Binho tem dois empregos, é montador de móveis e garçom em uma pizzaria. Na casa onde mora com sua família, só ele e o pai trabalham. Com essa rotina, ele consegue participar dos treinos apenas uma vez na semana. Binho, lá no fundo, também quer ser um lutador, mas na corda bamba da vida, ele tenta conciliar o apoio ao sustento da família com a vontade de realizar o objetivo do irmão.

– Sonhar a gente sonha, imagina, mas eu trabalho muito. A galera acredita muito em mim, eu também acredito, mas, às vezes, a gente tem que fazer uma escolha do que está mais perto. Eu tenho que trabalhar, não posso largar o meu emprego para me dedicar só a isso. Eu dou força e apoio ao Rian porque eu acredito nele enquanto ele está novo. Não que eu esteja velho, 20 anos também é pouco e eu também tenho muita coisa pela frente, mas eu acredito mais nele do que em mim. Eu quero que ele chegue lá. Minha motivação para continuar vindo, mesmo que seja só um dia na semana, é ele.

E apostar no irmão não é um tiro no escuro. Rian só tem 16 anos, mas já venceu as duas lutas que participou. Ele conheceu a arte marcial tailandesa através de um amigo, há dois anos, e agora pensa em se tornar um lutador profissional.

– Eu comecei a praticar jiu-jitsu e um amigo meu fazia muay thai.
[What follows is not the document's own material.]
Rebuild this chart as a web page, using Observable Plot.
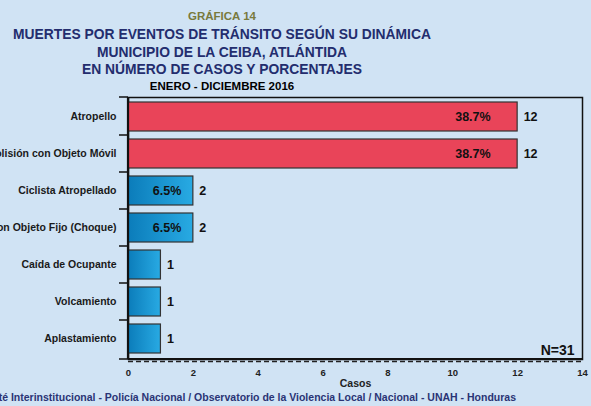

Ele me trouxe para cá no tempo de João [que treinava os meninos antes do Tigrão], e eu acabei ganhando uma bolsa. Eu era o único que não pagava, e o amigo que me trouxe pagava mensalidade. Depois eu ganhei uma bolsa na academia G1, lá eu treino boxe, faço musculação e funcional. Estou focando mais no muay thai, mas o que aparecer a gente luta. Estou preparado para tudo. Tenho duas lutas em novembro, uma de muay thai e uma de boxe. Eu treino todo dia e na quarta-feira eu pego dois treinos – disse o atleta, que encontrou no muay thai uma razão para se tornar uma pessoa melhor.

– O muay thai faz bem para o corpo, para a mente, dá força, equilíbrio e respeito um com o outro, tanto aqui quanto lá fora. Eu melhorei muito em casa, com meus pais, o esporte trouxe disciplina para mim. Eu estava indo por um caminho ruim, mas o muay thai me ajudou a me afastar.

Mas não é só de otimismo que se vive o esporte. Mesmo com toda a vontade de seguir uma carreira profissional, o atleta precisa lidar também com as dificuldades no momento de treino. Rian improvisa com luvas remendadas e os pés descalços debaixo do sol do meio-dia para não deixar morrer a esperança de ser lutador.

Além dos problemas estruturais e financeiros, os jovens que treinam com o professor Luiz Tigrão precisam superar a cada dia a violência que está ao redor, na rotina da comunidade.

– Se brigar, se se meter em confusão, não treina. Comigo, não. Eu bato sempre nessa tecla porque briga é briga e luta é luta. Eles já têm a violência neles. Muitos meninos aqui não estudam, às vezes não têm nem o que comer em casa. Eles já têm a agressão dentro deles, o que eu faço é canalizar essa agressão – explicou.

Acho que é um ciclo. Quando um deles sobe lá [no ringue], eu também subo.

Apesar de todas as dificuldades para realizar os treinos, o desempenho do jovem atleta fez despertar no professor a vontade de ajudar outros meninos a realizarem um objetivo que um dia também foi seu.

– Aos poucos eu estou parando de lutar, e o grande motivo de eu começar a vir para cá foi o Rian. Ele é muito esforçado, com um capricho, com vontade, aí quando eu bati o olho nele eu sabia que dava [para ele se tornar um profissional]. Eu vi nos olhos dele a vontade que eu tinha de lutar quando eu era mais novo. Acho que é um ciclo. Quando um deles sobe lá [no ringue], eu também subo. Então, não é só por mim, não é uma coisa só minha de querer lutar, eu compartilho o que eu sei e subo lá com eles. Isso é muito gratificante, saber que eu estou ajudando eles a realizar um sonho, assim como os meus professores me ajudaram – revelou.